In the present study, the use of unsealed pedometers meant that participants were aware of their step counts, potentially leading to reactivity bias. Because TMBE did not record the steps per day for the first 7 days, our ability to test for reactivity was hampered. However, Craig et al. [23] showed no evidence of reactivity in a population sample of 5- to 19-year-olds wearing unsealed pedometers for 7 days. Other studies have reported no evidence of reactivity bias and have generally concluded that this is not a problem when evaluating children [13]. Additionally, Clemes and Deans [34] reported that the reactivity effect diminishes after the first week of monitoring, returning to normal levels in the second week. Therefore, the data obtained in the second week of our 2-week surveillance were probably not systematically affected by reactivity bias.

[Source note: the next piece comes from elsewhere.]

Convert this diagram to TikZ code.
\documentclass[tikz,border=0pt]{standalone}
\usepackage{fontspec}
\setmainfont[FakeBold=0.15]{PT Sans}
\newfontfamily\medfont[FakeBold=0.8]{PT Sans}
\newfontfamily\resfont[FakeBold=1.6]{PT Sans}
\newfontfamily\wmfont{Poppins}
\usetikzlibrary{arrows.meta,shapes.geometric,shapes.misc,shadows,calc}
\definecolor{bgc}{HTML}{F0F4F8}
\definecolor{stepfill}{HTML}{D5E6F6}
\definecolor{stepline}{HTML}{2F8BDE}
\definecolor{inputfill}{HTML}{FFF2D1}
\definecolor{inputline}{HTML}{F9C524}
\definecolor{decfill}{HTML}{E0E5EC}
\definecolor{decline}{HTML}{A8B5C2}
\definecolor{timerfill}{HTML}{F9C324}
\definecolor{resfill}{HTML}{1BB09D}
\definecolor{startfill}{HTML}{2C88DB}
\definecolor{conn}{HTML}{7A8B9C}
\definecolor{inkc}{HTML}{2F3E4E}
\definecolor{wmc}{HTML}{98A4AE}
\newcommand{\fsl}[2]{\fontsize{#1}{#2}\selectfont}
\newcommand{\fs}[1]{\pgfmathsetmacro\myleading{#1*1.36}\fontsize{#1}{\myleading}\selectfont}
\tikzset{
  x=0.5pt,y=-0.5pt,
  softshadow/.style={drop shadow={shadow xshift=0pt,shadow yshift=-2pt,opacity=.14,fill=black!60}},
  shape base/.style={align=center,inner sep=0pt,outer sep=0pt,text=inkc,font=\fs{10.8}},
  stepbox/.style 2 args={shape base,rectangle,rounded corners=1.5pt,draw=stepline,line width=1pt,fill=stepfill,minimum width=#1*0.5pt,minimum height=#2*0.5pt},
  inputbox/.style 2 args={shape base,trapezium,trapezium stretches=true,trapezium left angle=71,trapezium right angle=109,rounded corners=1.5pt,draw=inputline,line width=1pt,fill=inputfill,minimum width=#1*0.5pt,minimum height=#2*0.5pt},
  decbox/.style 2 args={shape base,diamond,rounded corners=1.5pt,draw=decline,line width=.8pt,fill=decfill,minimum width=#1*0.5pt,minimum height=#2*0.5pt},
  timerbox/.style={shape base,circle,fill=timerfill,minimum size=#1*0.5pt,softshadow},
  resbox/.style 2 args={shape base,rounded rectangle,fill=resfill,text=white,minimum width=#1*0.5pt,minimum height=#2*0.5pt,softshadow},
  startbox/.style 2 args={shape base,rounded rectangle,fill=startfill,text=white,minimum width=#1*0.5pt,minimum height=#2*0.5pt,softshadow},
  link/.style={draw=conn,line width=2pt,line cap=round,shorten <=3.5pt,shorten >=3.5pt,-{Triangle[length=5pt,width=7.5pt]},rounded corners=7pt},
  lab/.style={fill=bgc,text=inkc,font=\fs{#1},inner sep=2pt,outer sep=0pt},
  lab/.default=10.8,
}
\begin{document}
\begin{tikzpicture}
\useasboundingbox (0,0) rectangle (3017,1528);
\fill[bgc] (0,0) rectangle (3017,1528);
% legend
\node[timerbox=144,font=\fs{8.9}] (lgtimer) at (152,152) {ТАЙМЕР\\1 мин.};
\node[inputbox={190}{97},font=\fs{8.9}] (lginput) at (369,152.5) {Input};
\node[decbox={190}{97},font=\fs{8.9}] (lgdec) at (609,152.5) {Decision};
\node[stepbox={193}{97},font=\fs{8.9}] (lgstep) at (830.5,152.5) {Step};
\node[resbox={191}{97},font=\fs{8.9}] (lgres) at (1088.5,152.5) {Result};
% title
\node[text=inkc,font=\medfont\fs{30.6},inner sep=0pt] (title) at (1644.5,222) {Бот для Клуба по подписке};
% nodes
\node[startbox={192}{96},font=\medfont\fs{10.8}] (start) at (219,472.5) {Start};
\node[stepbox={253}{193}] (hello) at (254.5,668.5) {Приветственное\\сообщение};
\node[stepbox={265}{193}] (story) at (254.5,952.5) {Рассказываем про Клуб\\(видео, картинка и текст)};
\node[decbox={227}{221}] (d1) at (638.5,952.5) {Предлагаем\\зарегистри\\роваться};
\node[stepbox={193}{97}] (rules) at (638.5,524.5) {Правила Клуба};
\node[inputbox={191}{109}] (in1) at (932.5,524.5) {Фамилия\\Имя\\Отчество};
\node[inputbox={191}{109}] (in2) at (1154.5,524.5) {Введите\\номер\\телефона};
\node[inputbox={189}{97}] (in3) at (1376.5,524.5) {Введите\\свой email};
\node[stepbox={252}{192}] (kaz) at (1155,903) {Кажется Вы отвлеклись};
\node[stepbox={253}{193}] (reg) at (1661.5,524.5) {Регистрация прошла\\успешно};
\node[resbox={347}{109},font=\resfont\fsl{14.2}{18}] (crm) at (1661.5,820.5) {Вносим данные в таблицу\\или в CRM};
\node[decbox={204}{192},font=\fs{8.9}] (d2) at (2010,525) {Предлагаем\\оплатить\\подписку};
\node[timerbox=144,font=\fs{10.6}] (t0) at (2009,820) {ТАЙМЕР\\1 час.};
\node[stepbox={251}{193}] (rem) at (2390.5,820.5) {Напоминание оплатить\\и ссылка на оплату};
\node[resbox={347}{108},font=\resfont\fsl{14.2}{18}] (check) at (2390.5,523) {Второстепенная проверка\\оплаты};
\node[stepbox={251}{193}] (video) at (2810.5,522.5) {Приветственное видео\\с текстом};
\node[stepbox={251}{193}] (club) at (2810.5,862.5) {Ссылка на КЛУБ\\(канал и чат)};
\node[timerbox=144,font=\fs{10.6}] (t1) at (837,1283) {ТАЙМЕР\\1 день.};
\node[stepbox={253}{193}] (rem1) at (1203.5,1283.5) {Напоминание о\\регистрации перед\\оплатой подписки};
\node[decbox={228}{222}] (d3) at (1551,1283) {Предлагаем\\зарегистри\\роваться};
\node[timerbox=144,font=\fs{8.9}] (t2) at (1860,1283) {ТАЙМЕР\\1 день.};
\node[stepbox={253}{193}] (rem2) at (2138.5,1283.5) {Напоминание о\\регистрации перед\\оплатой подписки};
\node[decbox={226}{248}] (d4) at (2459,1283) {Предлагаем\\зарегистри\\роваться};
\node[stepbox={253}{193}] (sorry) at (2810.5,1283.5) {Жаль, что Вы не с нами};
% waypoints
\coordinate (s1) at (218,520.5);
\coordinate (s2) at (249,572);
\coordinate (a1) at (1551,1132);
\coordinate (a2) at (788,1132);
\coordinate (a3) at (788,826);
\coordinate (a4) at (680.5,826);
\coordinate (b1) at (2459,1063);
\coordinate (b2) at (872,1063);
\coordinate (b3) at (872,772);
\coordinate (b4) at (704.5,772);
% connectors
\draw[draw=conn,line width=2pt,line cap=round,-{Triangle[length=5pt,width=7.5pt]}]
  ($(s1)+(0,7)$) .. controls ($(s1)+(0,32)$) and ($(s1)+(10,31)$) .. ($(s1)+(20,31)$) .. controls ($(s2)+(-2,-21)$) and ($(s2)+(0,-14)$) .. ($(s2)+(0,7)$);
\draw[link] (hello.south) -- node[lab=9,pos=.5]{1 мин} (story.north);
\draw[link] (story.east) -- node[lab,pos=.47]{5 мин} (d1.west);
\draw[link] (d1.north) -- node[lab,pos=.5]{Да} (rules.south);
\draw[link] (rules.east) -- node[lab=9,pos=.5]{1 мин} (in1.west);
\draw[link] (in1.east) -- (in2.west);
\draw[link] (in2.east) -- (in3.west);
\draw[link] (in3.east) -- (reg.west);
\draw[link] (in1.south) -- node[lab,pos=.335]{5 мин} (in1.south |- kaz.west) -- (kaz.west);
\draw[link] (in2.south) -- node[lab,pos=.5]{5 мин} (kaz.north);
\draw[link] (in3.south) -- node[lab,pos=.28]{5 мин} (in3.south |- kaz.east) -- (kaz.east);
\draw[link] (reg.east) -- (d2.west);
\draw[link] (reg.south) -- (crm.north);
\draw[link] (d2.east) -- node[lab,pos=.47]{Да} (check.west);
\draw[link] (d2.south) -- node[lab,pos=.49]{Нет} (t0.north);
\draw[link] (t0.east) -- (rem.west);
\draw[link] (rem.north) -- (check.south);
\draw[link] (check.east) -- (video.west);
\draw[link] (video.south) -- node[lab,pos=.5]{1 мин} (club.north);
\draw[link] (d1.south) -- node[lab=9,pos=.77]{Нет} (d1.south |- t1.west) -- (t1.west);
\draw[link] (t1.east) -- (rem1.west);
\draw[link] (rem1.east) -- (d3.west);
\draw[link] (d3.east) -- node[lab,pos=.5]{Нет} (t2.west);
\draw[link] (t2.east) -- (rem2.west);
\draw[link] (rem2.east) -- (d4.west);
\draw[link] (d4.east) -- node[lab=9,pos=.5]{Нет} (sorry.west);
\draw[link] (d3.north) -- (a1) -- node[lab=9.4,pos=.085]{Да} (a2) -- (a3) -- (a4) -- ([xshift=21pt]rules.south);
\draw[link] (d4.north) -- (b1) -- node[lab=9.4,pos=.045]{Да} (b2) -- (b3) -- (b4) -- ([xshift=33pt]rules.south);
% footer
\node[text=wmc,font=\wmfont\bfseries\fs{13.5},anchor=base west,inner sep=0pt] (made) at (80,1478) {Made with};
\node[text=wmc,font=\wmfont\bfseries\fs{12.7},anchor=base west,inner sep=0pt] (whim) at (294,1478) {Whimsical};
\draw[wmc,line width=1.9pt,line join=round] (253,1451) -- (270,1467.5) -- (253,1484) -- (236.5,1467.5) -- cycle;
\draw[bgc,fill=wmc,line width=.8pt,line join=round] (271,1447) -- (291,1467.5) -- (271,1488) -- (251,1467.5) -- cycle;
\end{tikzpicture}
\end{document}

This study demonstrates that children’s pedometer-determined PA generally decreases with age and that there is a substantial difference in the number of steps taken per day between boys and girls in Tokyo. The PA decrease was greater in boys because they achieved initial higher peak values; once the students reached high school, the sex difference in the number of steps per day disappeared. These findings contribute to our current understanding of the PA levels of youth living in Tokyo and will be useful for surveillance, screening, and comparison purposes, as well as planning strategies.